Norris' performance during the race until the deluge was the stuff of champions. Matthew Marsh, in the last broadcast from Star / Fox Sports Asia after Disney's inexplicable decision to abandon many channels which have substantial following in favour of streaming services, said that it was one of the best, if not the best, drive he had ever seen. He should know: he's had a long career in racing. I don't agree, actually: Button in Canada, Senna at Donnington, Ronnie Peterson anywhere it was raining.. Pretty much anyone in a Lotus Type 72... And that's just in the modern era.

But nevertheless Norris' performance was stunning.
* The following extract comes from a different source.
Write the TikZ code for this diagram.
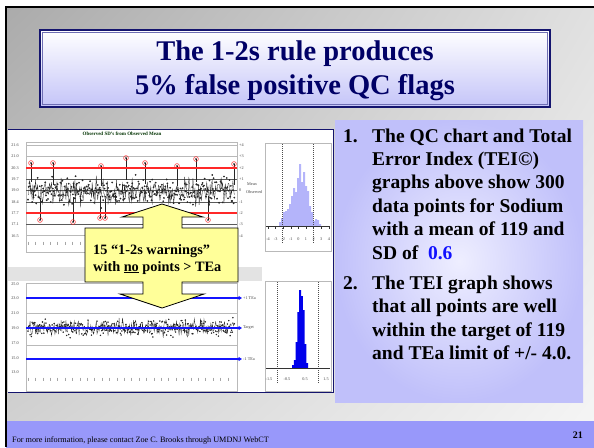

We must remember that he is still younger than Hamilton was when Hamilton came into Formula One.

So, it turned out, that Hamilton came in first to get his 100th win; Verstappen did a stunning job to finish P2. Sainz thoroughly deserved to be behind Verstappen.

Norris didn't get the win that looked assured with a lap and a half to go. His car didn't break. He didn't crack under pressure. He had speed in hand over Hamilton. He made the only decision he could, being just one second ahead of Hamilton: if Norris had pitted and Hamilton didn't and if the rain had not suddenly dumped a prodigious amount of water in a matter of moments, Hamilton would have beaten Norris but more than 20 seconds. As the first of two drivers, Norris could not make the decision first - even if he had had the information about the heavy rain which, we must remember, came to Hamilton only a very short time before he arrived at the pit lane.

Norris didn't win but the loss was not - when we look at all the circumstances - his fault nor, probably, that of his team. Ultimately, it all came down to the question of when the rain made its presence known and the relative position of the cars at that time. Literally three minutes longer before the downpour and F1 would have another new winner.

Hamilton and Verstappen stole the limelight from Sainz. But Norris stole it from everyone and if there was a podium place for what might have been, Norris would be on it.